__Data extract__
• • • •

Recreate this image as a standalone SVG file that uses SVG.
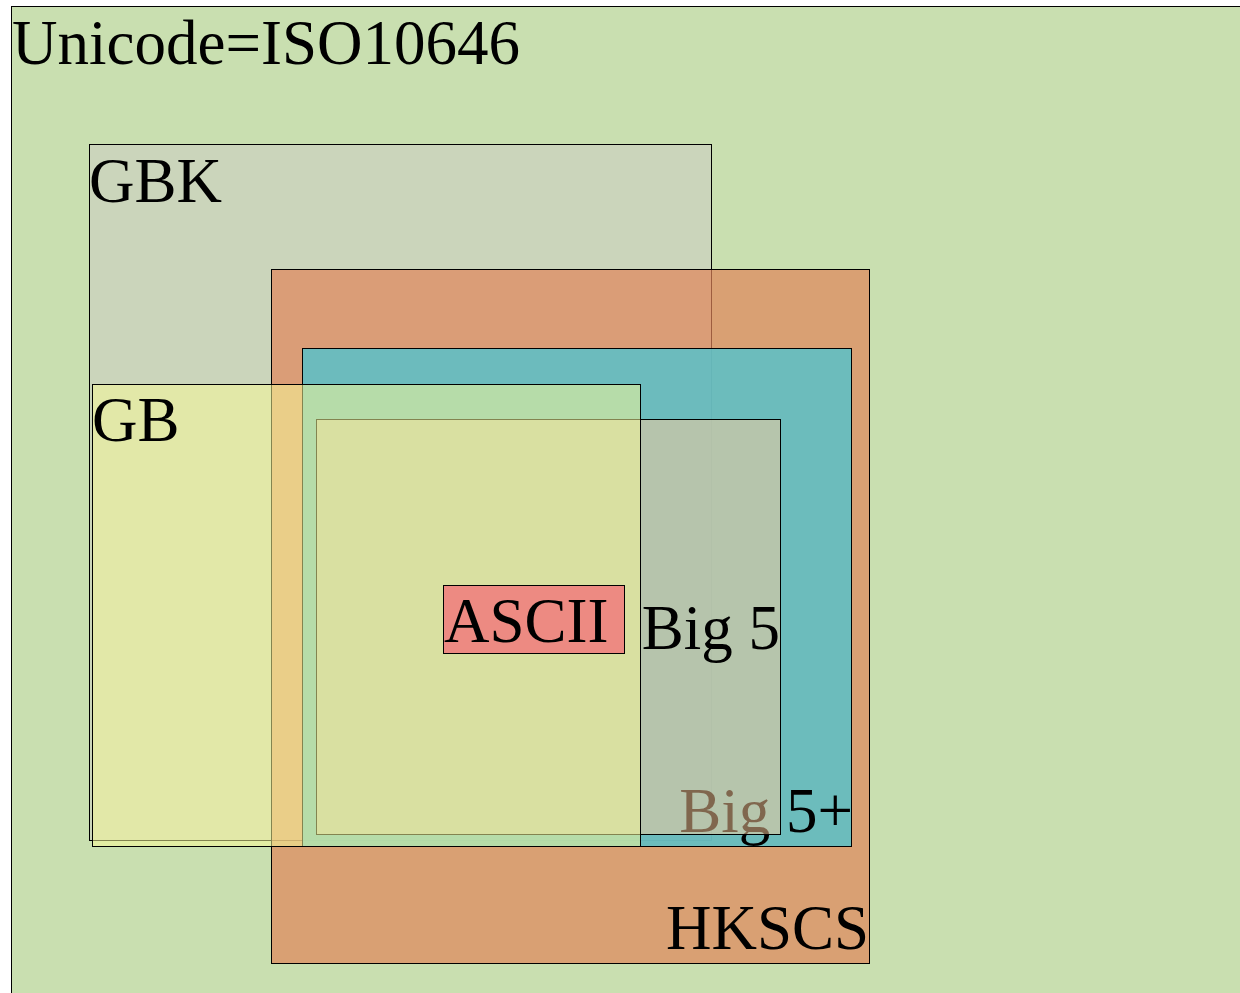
<svg xmlns="http://www.w3.org/2000/svg" width="1240" height="993" viewBox="0 0 1240 993">
<style>
rect{stroke:#000;stroke-width:1}
text{font-family:"Liberation Serif","Times New Roman",serif;font-size:63px;fill:#000}
.end{text-anchor:end}
</style>
<g id="unicode">
<rect x="11.5" y="6.5" width="1240" height="1000" fill="#c9dfb0"/>
<text x="12" y="64">Unicode=ISO10646</text>
</g>
<g id="gbk">
<rect x="89.5" y="144.5" width="622" height="696" fill="#cdcbc6" fill-opacity="0.5"/>
<text x="89" y="202">GBK</text>
</g>
<g id="hkscs">
<rect x="271.5" y="269.5" width="598" height="694" fill="#e0845a" fill-opacity="0.7"/>
<text class="end" x="869" y="949">HKSCS</text>
</g>
<g id="big5plus">
<rect x="302.5" y="348.5" width="549" height="498" fill="#5fbfc4" fill-opacity="0.9"/>
<text class="end" x="853" y="832">Big 5+</text>
</g>
<g id="big5">
<rect x="316.5" y="419.5" width="464" height="415" fill="#ffcd9b" fill-opacity="0.5"/>
<text class="end" x="780" y="649">Big 5</text>
</g>
<g id="gb">
<rect x="92.5" y="384.5" width="548" height="462" fill="#f8f997" fill-opacity="0.53"/>
<text x="92" y="441">GB</text>
</g>
<g id="ascii">
<rect x="443.5" y="585.5" width="181" height="68" fill="#ed8a82"/>
<text x="444" y="642">ASCII</text>
</g>
<g id="connectors"/>
</svg>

• • • •

__What the exercise asks__
Reproduce all of the material exactly, apart from the pictures.

__Exercise answer__
Recreate this image as a standalone SVG file that uses SVG.
<svg xmlns="http://www.w3.org/2000/svg" width="1240" height="993" viewBox="0 0 1240 993">
<style>
rect{stroke:#000;stroke-width:1}
text{font-family:"Liberation Serif","Times New Roman",serif;font-size:63px;fill:#000}
.end{text-anchor:end}
</style>
<g id="unicode">
<rect x="11.5" y="6.5" width="1240" height="1000" fill="#c9dfb0"/>
<text x="12" y="64">Unicode=ISO10646</text>
</g>
<g id="gbk">
<rect x="89.5" y="144.5" width="622" height="696" fill="#cdcbc6" fill-opacity="0.5"/>
<text x="89" y="202">GBK</text>
</g>
<g id="hkscs">
<rect x="271.5" y="269.5" width="598" height="694" fill="#e0845a" fill-opacity="0.7"/>
<text class="end" x="869" y="949">HKSCS</text>
</g>
<g id="big5plus">
<rect x="302.5" y="348.5" width="549" height="498" fill="#5fbfc4" fill-opacity="0.9"/>
<text class="end" x="853" y="832">Big 5+</text>
</g>
<g id="big5">
<rect x="316.5" y="419.5" width="464" height="415" fill="#ffcd9b" fill-opacity="0.5"/>
<text class="end" x="780" y="649">Big 5</text>
</g>
<g id="gb">
<rect x="92.5" y="384.5" width="548" height="462" fill="#f8f997" fill-opacity="0.53"/>
<text x="92" y="441">GB</text>
</g>
<g id="ascii">
<rect x="443.5" y="585.5" width="181" height="68" fill="#ed8a82"/>
<text x="444" y="642">ASCII</text>
</g>
<g id="connectors"/>
</svg>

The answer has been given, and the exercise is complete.